> Task statement
Output every line of the material exactly, omitting images.

> Supplied material
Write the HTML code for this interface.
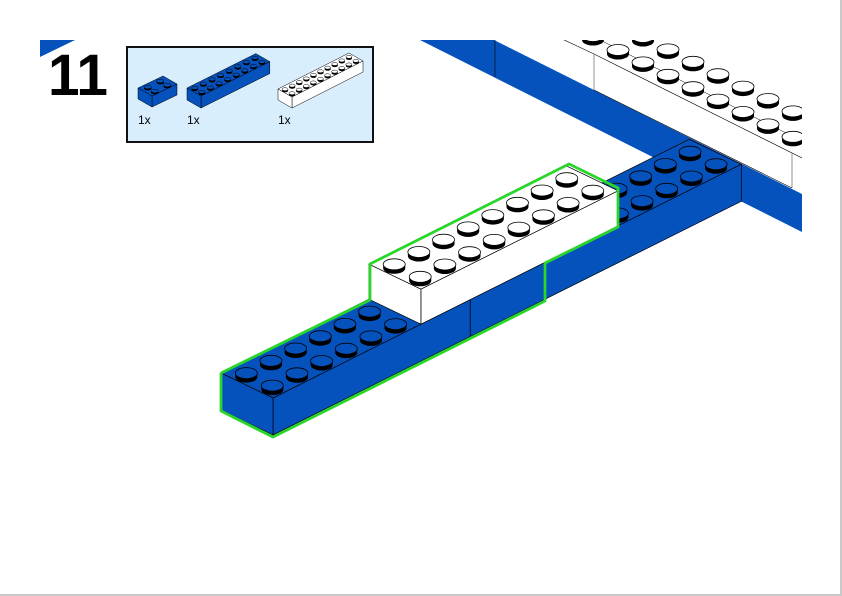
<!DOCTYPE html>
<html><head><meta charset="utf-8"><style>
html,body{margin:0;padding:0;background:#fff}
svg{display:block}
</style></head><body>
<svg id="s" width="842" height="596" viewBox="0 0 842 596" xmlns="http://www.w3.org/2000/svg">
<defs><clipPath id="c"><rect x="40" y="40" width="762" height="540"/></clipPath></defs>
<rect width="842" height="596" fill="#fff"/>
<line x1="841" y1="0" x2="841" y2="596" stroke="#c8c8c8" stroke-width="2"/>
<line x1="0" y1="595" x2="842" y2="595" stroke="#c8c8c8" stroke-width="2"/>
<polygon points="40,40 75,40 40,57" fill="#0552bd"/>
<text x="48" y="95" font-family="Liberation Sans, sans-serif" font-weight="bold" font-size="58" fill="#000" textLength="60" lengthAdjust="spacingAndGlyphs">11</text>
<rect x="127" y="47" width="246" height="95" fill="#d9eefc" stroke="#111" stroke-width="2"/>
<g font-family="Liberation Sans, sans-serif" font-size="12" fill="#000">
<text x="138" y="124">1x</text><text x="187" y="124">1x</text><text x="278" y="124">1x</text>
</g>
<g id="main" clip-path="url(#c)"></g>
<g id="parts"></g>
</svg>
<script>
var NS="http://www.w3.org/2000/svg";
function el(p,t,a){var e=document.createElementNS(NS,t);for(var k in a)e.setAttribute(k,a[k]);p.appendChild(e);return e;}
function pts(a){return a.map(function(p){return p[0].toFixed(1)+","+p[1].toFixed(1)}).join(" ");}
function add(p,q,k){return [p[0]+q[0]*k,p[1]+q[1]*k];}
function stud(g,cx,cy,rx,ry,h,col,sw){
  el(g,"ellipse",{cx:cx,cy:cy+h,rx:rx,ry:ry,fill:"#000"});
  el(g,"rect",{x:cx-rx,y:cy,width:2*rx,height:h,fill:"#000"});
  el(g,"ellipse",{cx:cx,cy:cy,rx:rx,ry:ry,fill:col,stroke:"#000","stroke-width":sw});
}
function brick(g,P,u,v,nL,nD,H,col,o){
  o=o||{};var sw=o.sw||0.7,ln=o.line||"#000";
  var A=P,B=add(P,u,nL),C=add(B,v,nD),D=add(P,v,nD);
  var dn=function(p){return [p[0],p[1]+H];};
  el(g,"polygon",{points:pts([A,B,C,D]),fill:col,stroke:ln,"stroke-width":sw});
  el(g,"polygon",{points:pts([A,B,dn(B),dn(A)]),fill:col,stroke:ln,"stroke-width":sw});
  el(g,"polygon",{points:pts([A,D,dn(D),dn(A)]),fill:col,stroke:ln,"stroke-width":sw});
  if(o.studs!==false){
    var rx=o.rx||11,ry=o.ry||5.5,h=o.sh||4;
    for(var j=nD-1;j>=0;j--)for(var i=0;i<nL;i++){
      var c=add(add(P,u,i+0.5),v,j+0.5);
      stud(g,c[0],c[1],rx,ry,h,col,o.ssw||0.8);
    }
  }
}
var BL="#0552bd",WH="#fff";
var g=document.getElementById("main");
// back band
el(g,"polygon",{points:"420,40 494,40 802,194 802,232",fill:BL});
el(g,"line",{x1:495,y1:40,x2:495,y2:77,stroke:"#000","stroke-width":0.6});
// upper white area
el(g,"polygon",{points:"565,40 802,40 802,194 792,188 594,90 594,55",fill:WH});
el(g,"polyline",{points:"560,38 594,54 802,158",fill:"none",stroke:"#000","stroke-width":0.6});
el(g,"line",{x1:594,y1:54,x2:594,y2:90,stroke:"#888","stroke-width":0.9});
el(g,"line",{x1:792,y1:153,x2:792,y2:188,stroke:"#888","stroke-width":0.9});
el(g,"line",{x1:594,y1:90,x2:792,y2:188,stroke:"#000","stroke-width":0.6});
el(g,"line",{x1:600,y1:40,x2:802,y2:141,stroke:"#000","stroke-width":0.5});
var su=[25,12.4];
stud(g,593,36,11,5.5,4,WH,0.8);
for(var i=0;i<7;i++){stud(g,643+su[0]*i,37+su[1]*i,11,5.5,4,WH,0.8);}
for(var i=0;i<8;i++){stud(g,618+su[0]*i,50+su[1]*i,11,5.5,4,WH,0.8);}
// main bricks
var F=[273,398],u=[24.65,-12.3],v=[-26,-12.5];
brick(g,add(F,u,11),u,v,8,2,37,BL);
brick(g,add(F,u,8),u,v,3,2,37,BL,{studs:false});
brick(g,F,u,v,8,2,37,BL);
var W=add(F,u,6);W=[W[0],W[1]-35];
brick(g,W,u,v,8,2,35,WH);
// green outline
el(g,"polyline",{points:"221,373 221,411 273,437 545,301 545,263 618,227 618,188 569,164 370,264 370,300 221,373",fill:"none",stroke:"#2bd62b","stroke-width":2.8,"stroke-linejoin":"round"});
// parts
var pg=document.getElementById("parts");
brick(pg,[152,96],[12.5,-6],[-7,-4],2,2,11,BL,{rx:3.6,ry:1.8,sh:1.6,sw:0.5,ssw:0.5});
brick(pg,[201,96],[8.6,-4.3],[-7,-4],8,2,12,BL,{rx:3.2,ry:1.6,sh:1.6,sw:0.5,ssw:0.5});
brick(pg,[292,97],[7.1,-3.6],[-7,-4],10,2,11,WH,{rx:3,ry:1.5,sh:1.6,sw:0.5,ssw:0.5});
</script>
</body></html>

> Full output
Write the HTML code for this interface.
<!DOCTYPE html>
<html><head><meta charset="utf-8"><style>
html,body{margin:0;padding:0;background:#fff}
svg{display:block}
</style></head><body>
<svg id="s" width="842" height="596" viewBox="0 0 842 596" xmlns="http://www.w3.org/2000/svg">
<defs><clipPath id="c"><rect x="40" y="40" width="762" height="540"/></clipPath></defs>
<rect width="842" height="596" fill="#fff"/>
<line x1="841" y1="0" x2="841" y2="596" stroke="#c8c8c8" stroke-width="2"/>
<line x1="0" y1="595" x2="842" y2="595" stroke="#c8c8c8" stroke-width="2"/>
<polygon points="40,40 75,40 40,57" fill="#0552bd"/>
<text x="48" y="95" font-family="Liberation Sans, sans-serif" font-weight="bold" font-size="58" fill="#000" textLength="60" lengthAdjust="spacingAndGlyphs">11</text>
<rect x="127" y="47" width="246" height="95" fill="#d9eefc" stroke="#111" stroke-width="2"/>
<g font-family="Liberation Sans, sans-serif" font-size="12" fill="#000">
<text x="138" y="124">1x</text><text x="187" y="124">1x</text><text x="278" y="124">1x</text>
</g>
<g id="main" clip-path="url(#c)"></g>
<g id="parts"></g>
</svg>
<script>
var NS="http://www.w3.org/2000/svg";
function el(p,t,a){var e=document.createElementNS(NS,t);for(var k in a)e.setAttribute(k,a[k]);p.appendChild(e);return e;}
function pts(a){return a.map(function(p){return p[0].toFixed(1)+","+p[1].toFixed(1)}).join(" ");}
function add(p,q,k){return [p[0]+q[0]*k,p[1]+q[1]*k];}
function stud(g,cx,cy,rx,ry,h,col,sw){
  el(g,"ellipse",{cx:cx,cy:cy+h,rx:rx,ry:ry,fill:"#000"});
  el(g,"rect",{x:cx-rx,y:cy,width:2*rx,height:h,fill:"#000"});
  el(g,"ellipse",{cx:cx,cy:cy,rx:rx,ry:ry,fill:col,stroke:"#000","stroke-width":sw});
}
function brick(g,P,u,v,nL,nD,H,col,o){
  o=o||{};var sw=o.sw||0.7,ln=o.line||"#000";
  var A=P,B=add(P,u,nL),C=add(B,v,nD),D=add(P,v,nD);
  var dn=function(p){return [p[0],p[1]+H];};
  el(g,"polygon",{points:pts([A,B,C,D]),fill:col,stroke:ln,"stroke-width":sw});
  el(g,"polygon",{points:pts([A,B,dn(B),dn(A)]),fill:col,stroke:ln,"stroke-width":sw});
  el(g,"polygon",{points:pts([A,D,dn(D),dn(A)]),fill:col,stroke:ln,"stroke-width":sw});
  if(o.studs!==false){
    var rx=o.rx||11,ry=o.ry||5.5,h=o.sh||4;
    for(var j=nD-1;j>=0;j--)for(var i=0;i<nL;i++){
      var c=add(add(P,u,i+0.5),v,j+0.5);
      stud(g,c[0],c[1],rx,ry,h,col,o.ssw||0.8);
    }
  }
}
var BL="#0552bd",WH="#fff";
var g=document.getElementById("main");
// back band
el(g,"polygon",{points:"420,40 494,40 802,194 802,232",fill:BL});
el(g,"line",{x1:495,y1:40,x2:495,y2:77,stroke:"#000","stroke-width":0.6});
// upper white area
el(g,"polygon",{points:"565,40 802,40 802,194 792,188 594,90 594,55",fill:WH});
el(g,"polyline",{points:"560,38 594,54 802,158",fill:"none",stroke:"#000","stroke-width":0.6});
el(g,"line",{x1:594,y1:54,x2:594,y2:90,stroke:"#888","stroke-width":0.9});
el(g,"line",{x1:792,y1:153,x2:792,y2:188,stroke:"#888","stroke-width":0.9});
el(g,"line",{x1:594,y1:90,x2:792,y2:188,stroke:"#000","stroke-width":0.6});
el(g,"line",{x1:600,y1:40,x2:802,y2:141,stroke:"#000","stroke-width":0.5});
var su=[25,12.4];
stud(g,593,36,11,5.5,4,WH,0.8);
for(var i=0;i<7;i++){stud(g,643+su[0]*i,37+su[1]*i,11,5.5,4,WH,0.8);}
for(var i=0;i<8;i++){stud(g,618+su[0]*i,50+su[1]*i,11,5.5,4,WH,0.8);}
// main bricks
var F=[273,398],u=[24.65,-12.3],v=[-26,-12.5];
brick(g,add(F,u,11),u,v,8,2,37,BL);
brick(g,add(F,u,8),u,v,3,2,37,BL,{studs:false});
brick(g,F,u,v,8,2,37,BL);
var W=add(F,u,6);W=[W[0],W[1]-35];
brick(g,W,u,v,8,2,35,WH);
// green outline
el(g,"polyline",{points:"221,373 221,411 273,437 545,301 545,263 618,227 618,188 569,164 370,264 370,300 221,373",fill:"none",stroke:"#2bd62b","stroke-width":2.8,"stroke-linejoin":"round"});
// parts
var pg=document.getElementById("parts");
brick(pg,[152,96],[12.5,-6],[-7,-4],2,2,11,BL,{rx:3.6,ry:1.8,sh:1.6,sw:0.5,ssw:0.5});
brick(pg,[201,96],[8.6,-4.3],[-7,-4],8,2,12,BL,{rx:3.2,ry:1.6,sh:1.6,sw:0.5,ssw:0.5});
brick(pg,[292,97],[7.1,-3.6],[-7,-4],10,2,11,WH,{rx:3,ry:1.5,sh:1.6,sw:0.5,ssw:0.5});
</script>
</body></html>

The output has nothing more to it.